The closure and evacuation at Ocean County Mall began about 7 p.m. after the threat was phoned in to the mall’s office. Toms River Police Department spokesman Ralph Stocco said the caller stated there was a bomb inside the building and that people were going to get hurt.

A specially trained explosive sniffing K9 Task Force was activated and a systematic search of the mall both inside and the exterior of the mall, which has 890,000 square feet of retail space and 120 stores, took place, Stocco and Della Fave said. The building was deemed safe around midnight, they said.

The investigation also disrupted NJ Transit bus service in the area, as stops at the mall were suspended for the duration of the incident, according to an NJ Transit tweet.
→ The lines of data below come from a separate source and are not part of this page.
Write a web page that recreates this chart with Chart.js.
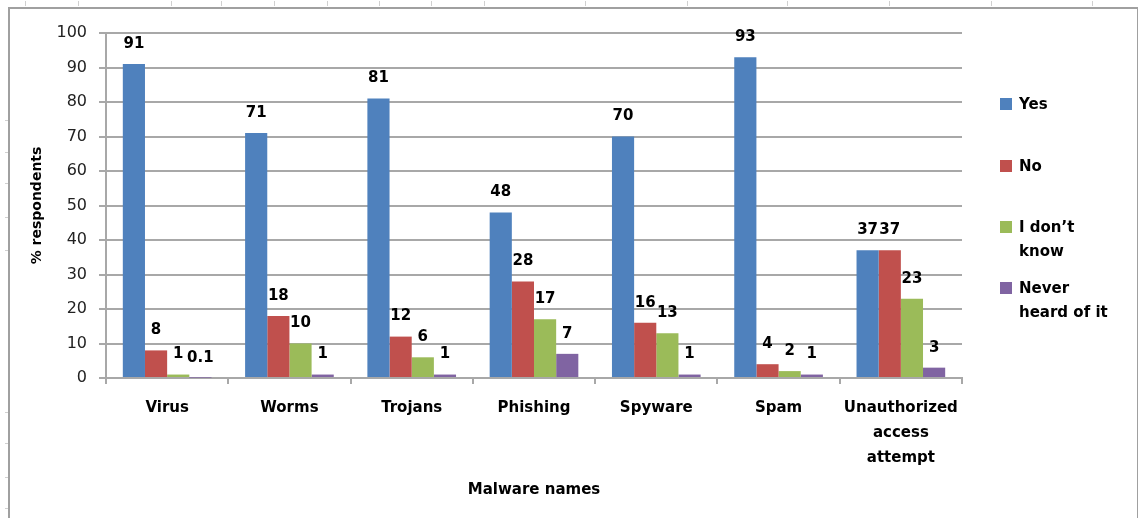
<!DOCTYPE html>
<html>
<head>
<meta charset="utf-8">
<script src="https://cdn.jsdelivr.net/npm/chart.js@4.4.1/dist/chart.umd.min.js"></script>
<style>
  html, body { margin:0; padding:0; background:#fff; }
  #wrap { position:relative; width:1138px; height:518px; overflow:hidden; }
  #frame { position:absolute; left:8px; top:7px; width:1127px; height:530px; border:2px solid #a0a0a0; }
  #chart { position:absolute; left:0; top:0; }
  .lg { position:absolute; left:1000px; font:bold 15px "DejaVu Sans"; color:#000; line-height:24px; }
  .lg i { position:absolute; left:0; top:6px; width:12px; height:12px; }
  .lg span { display:block; margin-left:19px; }
</style>
</head>
<body>
<div id="wrap">
  <div id="frame"></div>
  <canvas id="chart" width="1138" height="518"></canvas>
  <div id="legend"></div>
</div>
<script>
// ── data ──
const categorias = ['Virus','Worms','Trojans','Phishing','Spyware','Spam',['Unauthorized','access','attempt']];
const series     = ['Yes','No',"I don\u2019t know",'Never heard of it'];
const serieLineas = [['Yes'],['No'],["I don\u2019t",'know'],['Never','heard of it']];
const yes      = [91, 71, 81, 48, 70, 93, 37];
const no       = [8, 18, 12, 28, 16, 4, 37];
const noSabe   = [1, 10, 6, 17, 13, 2, 23];
const nunca    = [0.1, 1, 1, 7, 1, 1, 3];
const yTicks   = [0,10,20,30,40,50,60,70,80,90,100];
const colores  = ['#4F81BD','#C0504D','#9BBB59','#8064A2'];

// marcas de la hoja (decoración)
const marcasTop  = [25,78,171,221,274,327,379,431,484,585,687,787,889,991,1092];
const marcasLeft = [120,152,183,217,250,412,443,477,508];

const gris = '#a8a8a8';

const etiquetas = {
  id:'etiquetas',
  afterDatasetsDraw(chart) {
    const ctx = chart.ctx;
    ctx.save();
    ctx.font = 'bold 15px "DejaVu Sans"';
    ctx.fillStyle = '#000';
    ctx.textAlign = 'center';
    ctx.textBaseline = 'middle';
    chart.data.datasets.forEach((ds, i) => {
      chart.getDatasetMeta(i).data.forEach((bar, j) => {
        ctx.fillText(String(ds.data[j]), bar.x, bar.y - 20);
      });
    });
    ctx.restore();
  }
};

const hoja = {
  id:'hoja',
  beforeDraw(chart) {
    const ctx = chart.ctx;
    ctx.save();
    ctx.strokeStyle = '#d0d0d0';
    ctx.lineWidth = 1;
    marcasTop.forEach(x => { ctx.beginPath(); ctx.moveTo(x+0.5, 1); ctx.lineTo(x+0.5, 6); ctx.stroke(); });
    marcasLeft.forEach(y => { ctx.beginPath(); ctx.moveTo(5, y+0.5); ctx.lineTo(8, y+0.5); ctx.stroke(); });
    ctx.restore();
  }
};

new Chart(document.getElementById('chart'), {
  type:'bar',
  data:{
    labels:categorias,
    datasets:[yes, no, noSabe, nunca].map((d,i) => ({
      label:series[i], data:d, backgroundColor:colores[i], borderWidth:0,
      categoryPercentage:0.725, barPercentage:1
    }))
  },
  options:{
    responsive:false,
    animation:false,
    devicePixelRatio:1,
    layout:{ padding:{ left:0, right:176, top:33, bottom:0 } },
    plugins:{ legend:{ display:false }, tooltip:{ enabled:false } },
    scales:{
      x:{
        afterFit(s){ s.height = 140; },
        grid:{ drawOnChartArea:false, drawTicks:true, tickLength:6, color:gris, lineWidth:2 },
        border:{ display:true, color:gris, width:2 },
        ticks:{ font:{ family:'DejaVu Sans', size:15, weight:'bold', lineHeight:1.667 }, color:'#000',
                maxRotation:0, minRotation:0, autoSkip:false, padding:12 },
        title:{ display:true, text:'Malware names', color:'#000',
                font:{ family:'DejaVu Sans', size:15, weight:'bold', lineHeight:1.2 }, padding:{ top:0, bottom:19 } }
      },
      y:{
        min:0, max:100,
        afterFit(s){ s.width = 106; },
        afterBuildTicks(s){ s.ticks = yTicks.map(v => ({ value:v })); },
        grid:{ color:gris, lineWidth:2, tickLength:7 },
        border:{ display:true, color:gris, width:2 },
        ticks:{ font:{ family:'DejaVu Sans', size:16 }, color:'#222', padding:12 },
        title:{ display:true, text:'% respondents', color:'#000',
                font:{ family:'DejaVu Sans', size:14, weight:'bold', lineHeight:1.2 }, padding:{ top:29, bottom:0 } }
      }
    }
  },
  plugins:[hoja, etiquetas]
});

// leyenda
const tops = [92, 154, 215, 276];
document.getElementById('legend').innerHTML = serieLineas.map((l,i) =>
  `<div class="lg" style="top:${tops[i]}px;"><i style="background:${colores[i]};"></i><span>${l.join('<br>')}</span></div>`
).join('');
</script>
</body>
</html>
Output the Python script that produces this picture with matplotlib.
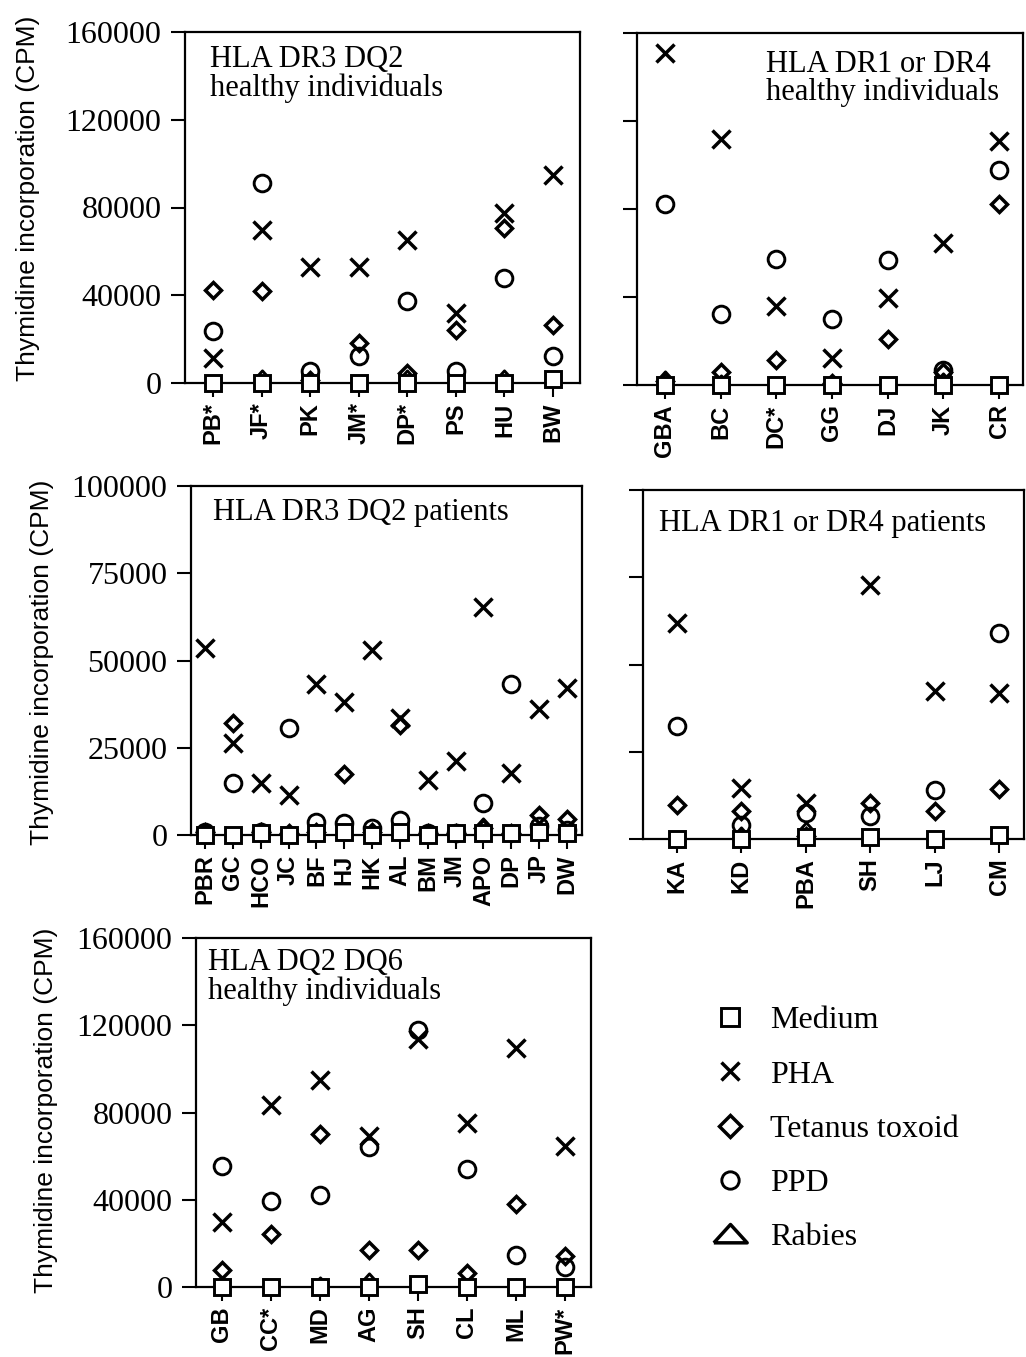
import numpy as np
import matplotlib
matplotlib.use('Agg')
import matplotlib.pyplot as plt
from matplotlib.lines import Line2D
from matplotlib import font_manager as fm

# ---------------- data ----------------
# Panel 1: HLA DR3 DQ2 healthy individuals
p1_names = ['PB*', 'JF*', 'PK', 'JM*', 'DP*', 'PS', 'HU', 'BW']
p1_medium = [0, 0, 0, 0, 0, 0, 0, 1800]
p1_pha = [11400, 69800, 53100, 53100, 65200, 31900, 77400, 94800]
p1_tet = [42500, 42000, 1500, 18200, 4500, 24300, 70500, 26500]
p1_ppd = [23500, 91000, 5500, 12100, 37200, 5500, 47800, 12100]
p1_rab = [500, 3500, 1500, 1000, 3500, 1000, 3500, 1000]

# Panel 2: HLA DR1 or DR4 healthy individuals
p2_names = ['GBA', 'BC', 'DC*', 'GG', 'DJ', 'JK', 'CR']
p2_medium = [0, 0, 0, 0, 0, 0, 0]
p2_pha = [151000, 112000, 36000, 12500, 39400, 64400, 111000]
p2_tet = [2000, 6000, 11500, 1000, 21100, 6000, 82400]
p2_ppd = [82400, 32100, 57300, 29800, 57000, 7000, 97700]
p2_rab = [4000, 2500, 500, 1500, 500, 3000, 1500]

# Panel 3: HLA DR3 DQ2 patients
p3_names = ['PBR', 'GC', 'HCO', 'JC', 'BF', 'HJ', 'HK', 'AL', 'BM', 'JM',
            'APO', 'DP', 'JP', 'DW']
p3_medium = [0, 0, 500, 0, 500, 800, 0, 800, 0, 500, 500, 500, 800, 500]
p3_pha = [53500, 26500, 14800, 11400, 43300, 38100, 53000, 33600, 15900,
          21300, 65400, 17700, 36000, 42100]
p3_tet = [1000, 32200, 1000, 500, 1000, 17500, 1000, 31500, 500, 500,
          2000, 500, 5700, 4700]
p3_ppd = [1000, 14800, 1000, 30600, 3800, 3500, 2000, 4200, 500, 500,
          9200, 43300, 2500, 1500]
p3_rab = [1500, 500, 2000, 1200, 1500, 1000, 500, 500, 500, 500,
          3500, 500, 1000, 500]

# Panel 4: HLA DR1 or DR4 patients
p4_names = ['KA', 'KD', 'PBA', 'SH', 'LJ', 'CM']
p4_medium = [0, 0, 500, 500, 0, 1250]
p4_pha = [61900, 14700, 10400, 72900, 42300, 41900]
p4_tet = [9600, 8000, 1000, 10400, 8000, 14400]
p4_ppd = [32500, 4000, 7500, 6500, 14000, 59000]
p4_rab = [500, 2000, 3500, 1000, 500, 500]

# Panel 5: HLA DQ2 DQ6 healthy individuals
p5_names = ['GB', 'CC*', 'MD', 'AG', 'SH', 'CL', 'ML', 'PW*']
p5_medium = [0, 0, 0, 0, 1500, 0, 0, 0]
p5_pha = [29800, 83600, 95000, 69200, 113800, 75200, 109700, 64500]
p5_tet = [7600, 24400, 70300, 16800, 17100, 6400, 38200, 14000]
p5_ppd = [55300, 39400, 42000, 64200, 117700, 54200, 14500, 9200]
p5_rab = [1000, 500, 2500, 4000, 500, 1500, 1500, 1000]

yticks_160 = [0, 40000, 80000, 120000, 160000]
yticks_100 = [0, 25000, 50000, 75000, 100000]
legend_labels = ['Medium', 'PHA', 'Tetanus toxoid', 'PPD', 'Rabies']
ylabel_text = 'Thymidine incorporation (CPM)'

# ---------------- style ----------------
names_avail = {f.name for f in fm.fontManager.ttflist}
if 'Liberation Sans Narrow' in names_avail:
    SANS = 'Liberation Sans Narrow'
    tick_fs = 20
    ylab_fs = 23
else:
    SANS = 'Liberation Sans'
    tick_fs = 17
    ylab_fs = 19
SERIF = 'Liberation Serif'

W, H = 1026, 1357
DPI = 100
fig = plt.figure(figsize=(W / DPI, H / DPI), dpi=DPI)
fig.patch.set_facecolor('white')

TRI = [(-1, -0.5), (1, -0.5), (0, 0.6), (-1, -0.5)]


def rect_px(left, right, top, bottom):
    return [left / W, 1 - bottom / H, (right - left) / W, (bottom - top) / H]


def panel(rect, names, med, pha, tet, ppd, rab, yticks, xlim, show_ylabels,
          title, tx, ty):
    ax = fig.add_axes(rect)
    x = np.arange(len(names))
    common = dict(ls='none', color='k', clip_on=False)
    ax.plot(x, pha, marker='x', ms=12.5, mew=2.5, zorder=4, **common)
    ax.plot(x, tet, marker='D', ms=8.5, mew=2.5, mfc='none', mec='k', zorder=4, **common)
    ax.plot(x, ppd, marker='o', ms=12, mew=2.1, mfc='none', mec='k', zorder=4, **common)
    ax.plot(x, rab, marker=TRI, ms=11, mew=2.1, mfc='none', mec='k', zorder=4, **common)
    ax.plot(x, med, marker='s', ms=11.5, mew=2.1, mfc='white', mec='k', zorder=5, **common)
    ax.set_xlim(*xlim)
    ax.set_ylim(yticks[0], yticks[-1])
    ax.set_xticks(x)
    ax.set_xticklabels(names, rotation=90, fontfamily=SANS, fontsize=tick_fs,
                       fontweight='bold')
    ax.set_yticks(yticks)
    if show_ylabels:
        ax.set_yticklabels([str(v) for v in yticks], fontfamily=SERIF, fontsize=23)
    else:
        ax.set_yticklabels([])
    ax.tick_params(axis='both', direction='out', length=10, width=1.5, color='k')
    ax.tick_params(axis='y', pad=7)
    ax.tick_params(axis='x', pad=4)
    for s in ax.spines.values():
        s.set_linewidth(1.6)
    ax.text(tx, ty, title, transform=ax.transAxes, ha='left', va='top',
            fontfamily=SERIF, fontsize=22, linespacing=0.95)
    return ax


panel(rect_px(185, 580, 32, 383), p1_names, p1_medium, p1_pha, p1_tet, p1_ppd,
      p1_rab, yticks_160, (-0.576, 7.556), True,
      'HLA DR3 DQ2\nhealthy individuals', 0.063, 0.962)
panel(rect_px(637, 1023, 33, 385), p2_names, p2_medium, p2_pha, p2_tet, p2_ppd,
      p2_rab, yticks_160, (-0.50, 6.43), False,
      'HLA DR1 or DR4\nhealthy individuals', 0.334, 0.952)
panel(rect_px(191, 582, 486, 835), p3_names, p3_medium, p3_pha, p3_tet, p3_ppd,
      p3_rab, yticks_100, (-0.503, 13.54), True,
      'HLA DR3 DQ2 patients', 0.056, 0.965)
panel(rect_px(643, 1024, 490, 839), p4_names, p4_medium, p4_pha, p4_tet, p4_ppd,
      p4_rab, yticks_100, (-0.526, 5.387), False,
      'HLA DR1 or DR4 patients', 0.042, 0.945)
panel(rect_px(196, 591, 938, 1287), p5_names, p5_medium, p5_pha, p5_tet, p5_ppd,
      p5_rab, yticks_160, (-0.524, 7.53), True,
      'HLA DQ2 DQ6\nhealthy individuals', 0.03, 0.97)

# y-axis labels
for (xc, yc) in [(28, 198), (42, 662), (46, 1110)]:
    fig.text(xc / W, 1 - yc / H, ylabel_text, rotation=90, ha='center', va='center',
             fontfamily=SANS, fontsize=ylab_fs)

# legend
handles = [
    Line2D([], [], ls='none', marker='s', ms=12.5, mew=2.1, mfc='white', mec='k'),
    Line2D([], [], ls='none', marker='x', ms=12.5, mew=2.5, color='k'),
    Line2D([], [], ls='none', marker='D', ms=11, mew=2.5, mfc='none', mec='k'),
    Line2D([], [], ls='none', marker='o', ms=12.5, mew=2.1, mfc='none', mec='k'),
    Line2D([], [], ls='none', marker=TRI, ms=24, mew=2.5, mfc='none', mec='k'),
]
leg = fig.legend(handles, legend_labels, loc='upper left',
                 bbox_to_anchor=(714 / W, 1 - 1006 / H), frameon=False,
                 prop={'family': SERIF, 'size': 23}, handlelength=1.0,
                 handletextpad=0.75, labelspacing=0.78, borderpad=0,
                 borderaxespad=0)

fig.savefig('out.png', dpi=DPI, facecolor='white')
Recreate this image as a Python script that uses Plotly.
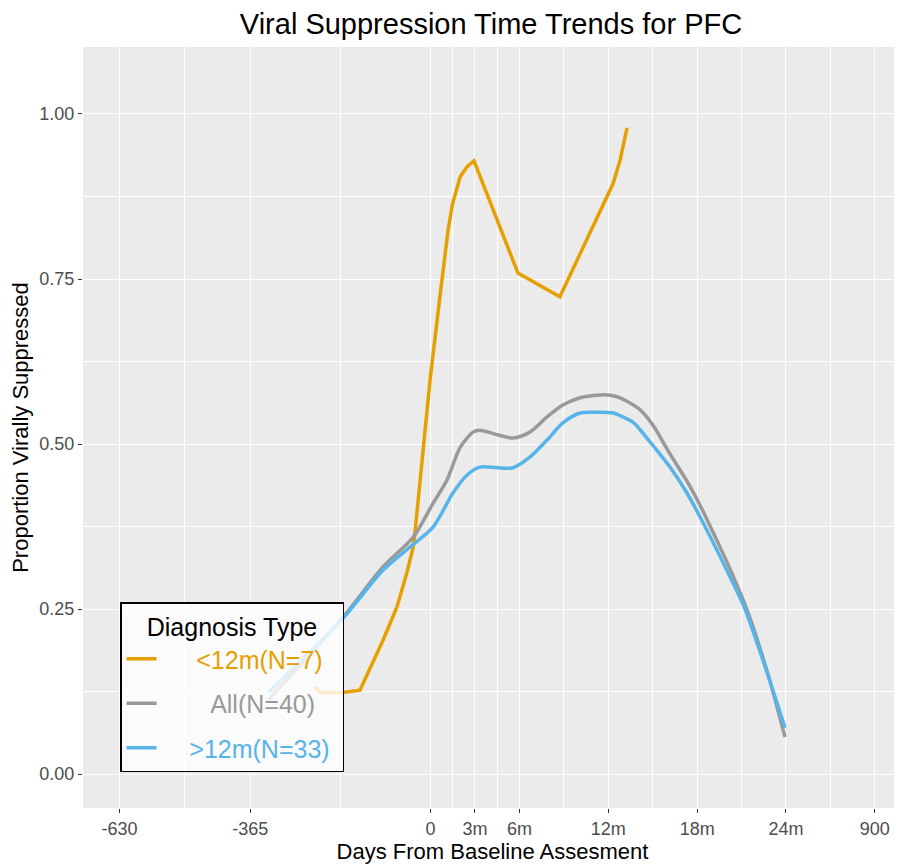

The investigators are in contact with other towns that may have had similar incidents, Stocco said, noting Deptford and Plainsboro had similar occurrences at a mall and a hospital around the same time.

“We would like to thank the mall staff for their professionalism in assisting the police department as well as the individual store owners and employees,” Stocco said.

Della Fave said the response group included personnel from the Toms River Police Department, Ocean County Prosecutor’s Office, Ocean County Sheriff’s Department K9 Unit (Sheriff’s Officer Christine Casullo and Sgt. John Adams), and explosive detection K9s from the New Jersey State Police, NJ Transit, Monmouth County Sheriff’s Department and Kean University.